Assim, os leitores que esperam uma denúncia contundente de possíveis manipulações das crianças youtubers por adultos ou críticas severas ao trabalho midiático das meninas não serão contemplados nesse livro. Afinal, a autora não trata o fenômeno dos youtubers de forma simplista, que agradaria ao senso comum (ou até a alguns pesquisadores), mas revela as diversas camadas desse novo processo midiático, que oferece oportunidades e riscos aos pequenos – como ocorre em diversos campos do mundo social quando explorados pelos meninos e meninas.

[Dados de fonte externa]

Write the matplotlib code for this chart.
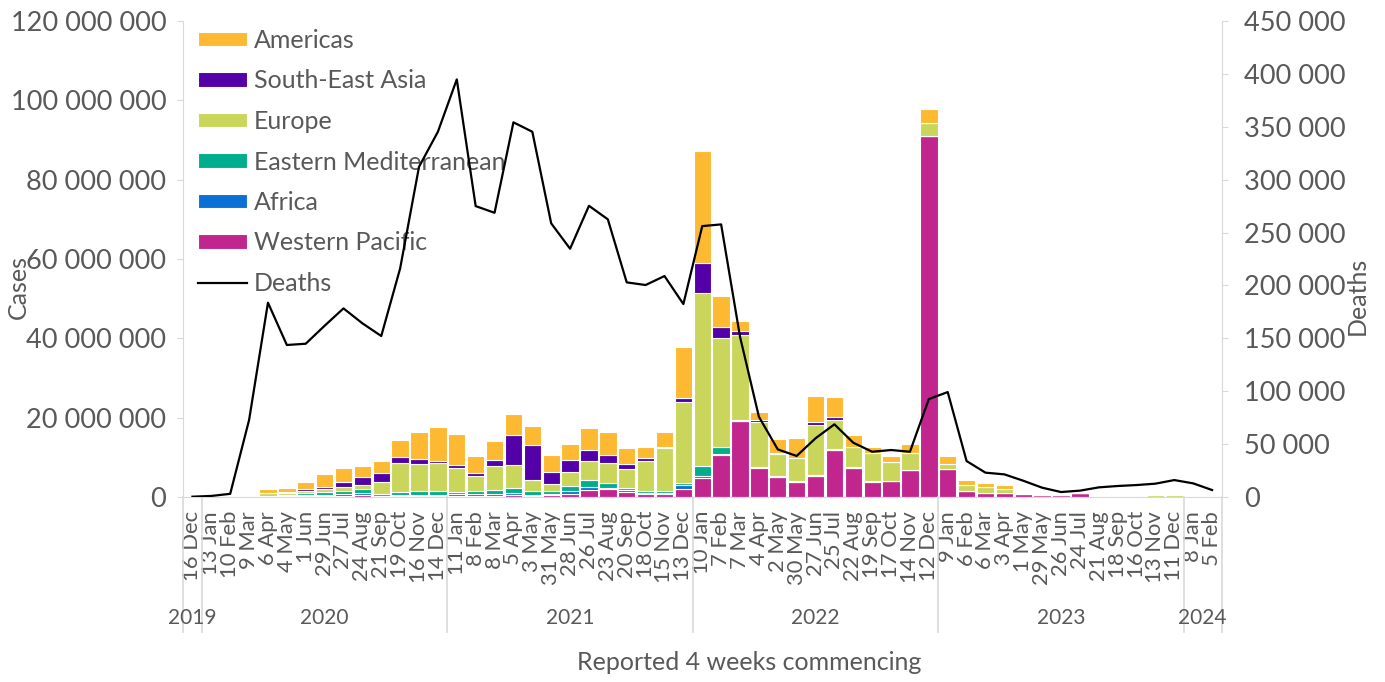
import matplotlib
matplotlib.use('Agg')
import matplotlib.pyplot as plt
import matplotlib.transforms as mtransforms
from matplotlib.lines import Line2D
import numpy as np

plt.rcParams['font.family'] = ['Lato', 'DejaVu Sans']

# 4-week periods, first level of the category axis
labels = ['16 Dec',
          '13 Jan', '10 Feb', '9 Mar', '6 Apr', '4 May', '1 Jun', '29 Jun', '27 Jul',
          '24 Aug', '21 Sep', '19 Oct', '16 Nov', '14 Dec',
          '11 Jan', '8 Feb', '8 Mar', '5 Apr', '3 May', '31 May', '28 Jun', '26 Jul',
          '23 Aug', '20 Sep', '18 Oct', '15 Nov', '13 Dec',
          '10 Jan', '7 Feb', '7 Mar', '4 Apr', '2 May', '30 May', '27 Jun', '25 Jul',
          '22 Aug', '19 Sep', '17 Oct', '14 Nov', '12 Dec',
          '9 Jan', '6 Feb', '6 Mar', '3 Apr', '1 May', '29 May', '26 Jun', '24 Jul',
          '21 Aug', '18 Sep', '16 Oct', '13 Nov', '11 Dec',
          '8 Jan', '5 Feb']
years = ['2019', '2020', '2021', '2022', '2023', '2024']
year_sizes = [1, 13, 13, 13, 13, 2]

# cases per region, millions
americas = [0, 0, 0, 0.02, 0.9, 1.0, 1.85, 3.1, 3.4, 2.85, 2.95, 4.3, 6.9, 8.5,
            7.8, 4.2, 4.7, 5.4, 4.6, 4.4, 4.0, 5.5, 5.8, 4.0, 2.6, 3.65, 12.7,
            28.25, 7.65, 2.6, 2.1, 3.65, 5.05, 6.55, 5.0, 2.9, 1.55, 1.45, 2.35, 3.45,
            1.9, 1.2, 0.9, 0.8, 0.1, 0.05, 0.05, 0.05, 0.05, 0.04, 0.04, 0.05, 0.05,
            0.03, 0.02]
south_east_asia = [0, 0, 0, 0, 0.05, 0.15, 0.4, 0.6, 1.3, 2.0, 2.3, 1.5, 1.25, 0.75,
                   0.8, 0.8, 1.5, 7.5, 8.95, 2.8, 2.9, 3.0, 2.25, 1.1, 0.8, 0.2, 1.0,
                   7.6, 2.85, 1.0, 0.4, 0.1, 0.1, 0.8, 0.8, 0.15, 0.1, 0.05, 0.05, 0.05,
                   0.05, 0.03, 0.03, 0.05, 0.03, 0.02, 0.01, 0.01, 0.01, 0.01, 0.01, 0.01,
                   0.01, 0.01, 0.01]
europe = [0, 0, 0, 0.25, 0.7, 0.6, 0.5, 0.8, 0.9, 1.05, 3.0, 7.3, 6.8, 7.0,
          6.0, 3.9, 6.05, 5.8, 2.8, 1.85, 3.6, 4.65, 4.95, 4.8, 7.6, 10.85, 20.5,
          43.7, 27.4, 21.4, 11.25, 5.6, 5.85, 12.65, 7.25, 5.05, 7.0, 4.65, 4.25, 3.35,
          1.25, 1.55, 1.45, 1.0, 0.1, 0.1, 0.05, 0.05, 0.1, 0.1, 0.15, 0.4, 0.45,
          0.1, 0.05]
eastern_med = [0, 0, 0, 0.05, 0.2, 0.3, 0.5, 0.6, 0.8, 0.8, 0.5, 0.9, 1.0, 0.9,
               0.6, 0.75, 1.1, 1.45, 0.9, 0.75, 1.2, 1.75, 1.2, 0.7, 0.5, 0.6, 0.4,
               2.35, 1.75, 0.2, 0.2, 0.15, 0.1, 0.25, 0.2, 0.15, 0.1, 0.05, 0.05, 0.05,
               0.05, 0.03, 0.02, 0.02, 0.02, 0.02, 0.02, 0.02, 0.02, 0.02, 0.02, 0.02,
               0.02, 0.02, 0.02]
africa = [0, 0, 0, 0.005, 0.05, 0.1, 0.3, 0.4, 0.6, 0.6, 0.15, 0.2, 0.3, 0.3,
          0.4, 0.35, 0.35, 0.5, 0.3, 0.4, 0.8, 0.7, 0.4, 0.35, 0.3, 0.3, 1.1,
          0.5, 0.3, 0.1, 0.1, 0.05, 0.05, 0.1, 0.1, 0.05, 0.05, 0.03, 0.02, 0.02,
          0.02, 0.01, 0.01, 0.01, 0.01, 0.01, 0.01, 0.01, 0.01, 0.01, 0.01, 0.01,
          0.01, 0.01, 0.01]
western_pacific = [0.001, 0.01, 0.07, 0.1, 0.1, 0.1, 0.2, 0.2, 0.2, 0.5, 0.1, 0.2, 0.2, 0.25,
                   0.3, 0.3, 0.3, 0.4, 0.25, 0.4, 0.8, 1.85, 1.9, 1.3, 0.7, 0.7, 2.05,
                   4.9, 10.6, 19.1, 7.35, 5.1, 3.8, 5.2, 11.75, 7.25, 3.9, 4.0, 6.7, 90.9,
                   7.0, 1.5, 1.0, 1.05, 0.8, 0.45, 0.45, 1.0, 0.35, 0.05, 0.05, 0.05,
                   0.05, 0.05, 0.02]

# deaths, thousands
deaths = [0.3, 1.0, 3.0, 72.8, 183.7, 143.7, 144.9, 161.9, 178.3, 164.2, 152.2, 216.1,
          312.2, 345.3, 394.8, 275.0, 268.7, 354.2, 345.3, 258.7, 234.7, 275.3, 262.5,
          202.9, 200.4, 208.9, 182.4, 256.1, 257.7, 151.5, 75.9, 45.0, 38.8, 55.5, 68.7,
          51.3, 42.8, 44.4, 42.8, 92.6, 99.2, 34.0, 23.0, 21.4, 15.4, 8.8, 4.7, 6.0, 9.1,
          10.4, 11.3, 12.6, 16.0, 12.9, 6.6]

TEXT = '#595959'
AXIS = '#D9D9D9'

# bottom to top
stack = [
    ('Western Pacific', western_pacific, '#C1268F'),
    ('Africa', africa, '#0B70D6'),
    ('Eastern Mediterranean', eastern_med, '#00AE8D'),
    ('Europe', europe, '#C9D65B'),
    ('South-East Asia', south_east_asia, '#5300A8'),
    ('Americas', americas, '#FDB931'),
]

W, H = 1385, 682
fig = plt.figure(figsize=(W / 100, H / 100), dpi=100)
x0, x1, y0, y1 = 183, 1221.5, 497, 21
ax = fig.add_axes([x0 / W, 1 - y0 / H, (x1 - x0) / W, (y0 - y1) / H])

x = np.arange(len(labels))
bottom = np.zeros(len(labels))
handles = {}
for name, vals, col in stack:
    v = np.array(vals) * 1e6
    handles[name] = ax.bar(x, v, bottom=bottom, width=0.92, color=col,
                           edgecolor='white', linewidth=0.8, label=name)
    bottom += v

ax.set_xlim(-0.5, len(labels) - 0.5)
ax.set_ylim(0, 120e6)
ax.set_yticks(np.arange(0, 120e6 + 1, 20e6))
ax.yaxis.set_major_formatter(lambda v, p: f'{int(v):,}'.replace(',', ' '))
ax.set_xticks(x)
ax.set_xticklabels(labels, rotation=90, fontsize=15.8, color=TEXT)
ax.tick_params(axis='x', length=0, pad=10)
ax.tick_params(axis='y', labelsize=19.5, labelcolor=TEXT, color=AXIS, length=4, pad=8)
for s in ['top', 'right']:
    ax.spines[s].set_visible(False)
for s in ['left', 'bottom']:
    ax.spines[s].set_color(AXIS)

# deaths on secondary axis
ax2 = ax.twinx()
line, = ax2.plot(x, np.array(deaths) * 1000, color='black', linewidth=1.6)
ax2.set_ylim(0, 450000)
ax2.set_yticks(np.arange(0, 450001, 50000))
ax2.yaxis.set_major_formatter(lambda v, p: f'{int(v):,}'.replace(',', ' '))
ax2.tick_params(axis='y', labelsize=19.5, labelcolor=TEXT, color=AXIS, length=4, pad=12)
for s in ['top', 'left', 'bottom']:
    ax2.spines[s].set_visible(False)
ax2.spines['right'].set_color(AXIS)

# second level of the category axis: years and dividers
trans = mtransforms.blended_transform_factory(ax.transData, ax.transAxes)
edges = np.concatenate([[0], np.cumsum(year_sizes)]) - 0.5
for e in edges:
    ax.plot([e, e], [0, -0.284], transform=trans, color=AXIS, linewidth=1.2, clip_on=False)
for yr, a, b in zip(years, edges[:-1], edges[1:]):
    ax.text((a + b) / 2, -0.254, yr, transform=trans, ha='center', va='center',
            fontsize=15, color=TEXT)

order = ['Americas', 'South-East Asia', 'Europe', 'Eastern Mediterranean', 'Africa',
         'Western Pacific']
leg_h = [handles[n] for n in order] + [Line2D([], [], color='black', linewidth=1.6)]
ax.legend(leg_h, order + ['Deaths'], loc='upper left',
          bbox_to_anchor=(198 / W, 1 - 29 / H), bbox_transform=fig.transFigure,
          frameon=False, fontsize=18, labelcolor=TEXT, borderpad=0, borderaxespad=0,
          handlelength=1.96, handleheight=0.52, handletextpad=0.28, labelspacing=0.7)

fig.text(18 / W, 1 - 287 / H, 'Cases', rotation=90, ha='center', va='center',
         fontsize=18, color=TEXT)
fig.text(1357 / W, 1 - 296 / H, 'Deaths', rotation=90, ha='center', va='center',
         fontsize=18, color=TEXT)
fig.text(749 / W, 1 - 663 / H, 'Reported 4 weeks commencing', ha='center', va='center',
         fontsize=18, color=TEXT)

fig.savefig('out.png', dpi=100, facecolor='white')
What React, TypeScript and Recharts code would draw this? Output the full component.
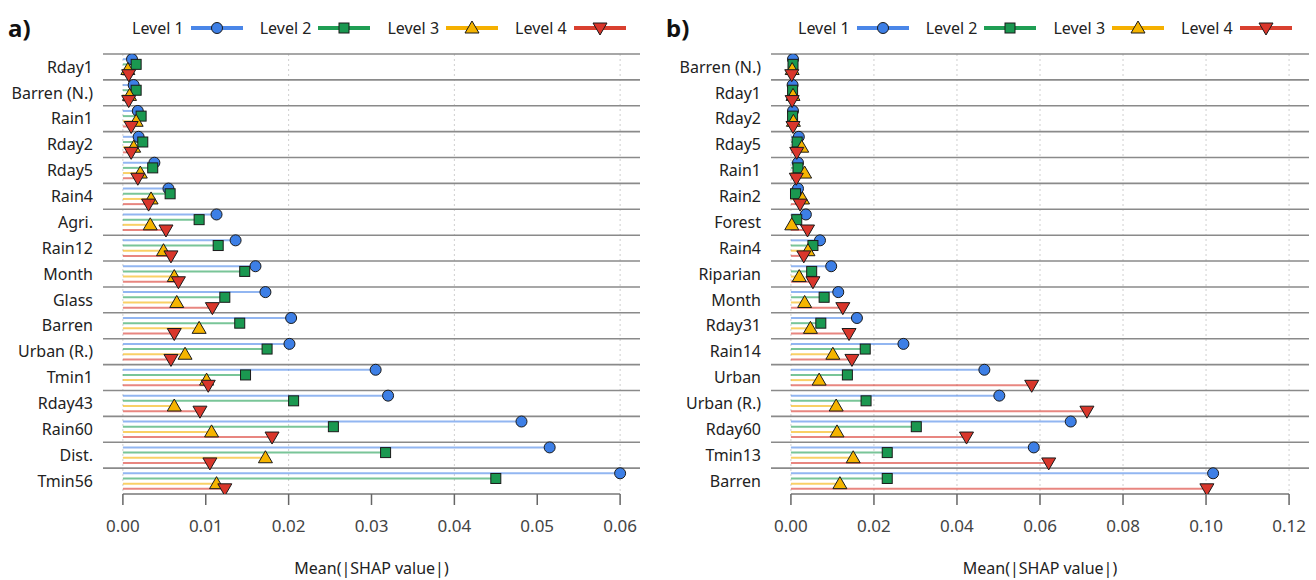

A autora mostra que as narrativas das crianças que circulam no YouTube representam um novo modo de interferência dos pequenos na construção social da infância que, se não consegue demolir os elementos basilares da atual concepção do ser criança, nos faz pensar em suas limitações e embaraços e na imperativa expansão de suas fronteiras. Como se vê, o bom título faz jus ao livro.

Referências bibliográficas

BOURDIEU, P. Os três estados do capital cultural. In: NOGUEIRA, M. A.; CATANI, A. (org.) Escritos de Educação. 3. ed. Petrópolis: Vozes, 2001. p. 73-79.

EHRENBERG, A. O culto da performance: da aventura empreendedora à depressão nervosa. Aparecida: Ideias & Letras, 2010.

FOUCAULT, M. A ordem do discurso: aula inaugural no Collège de France pronunciada em 2 de dezembro de 1970. São Paulo: Loyola, 1998.

TOMAZ, R. O que você vai ser antes de crescer? youtubers, infância e celebridade. Salvador: Editora da UFBA, 2019.

Palavras-chave: infância, mídia, YouTube, youtubers.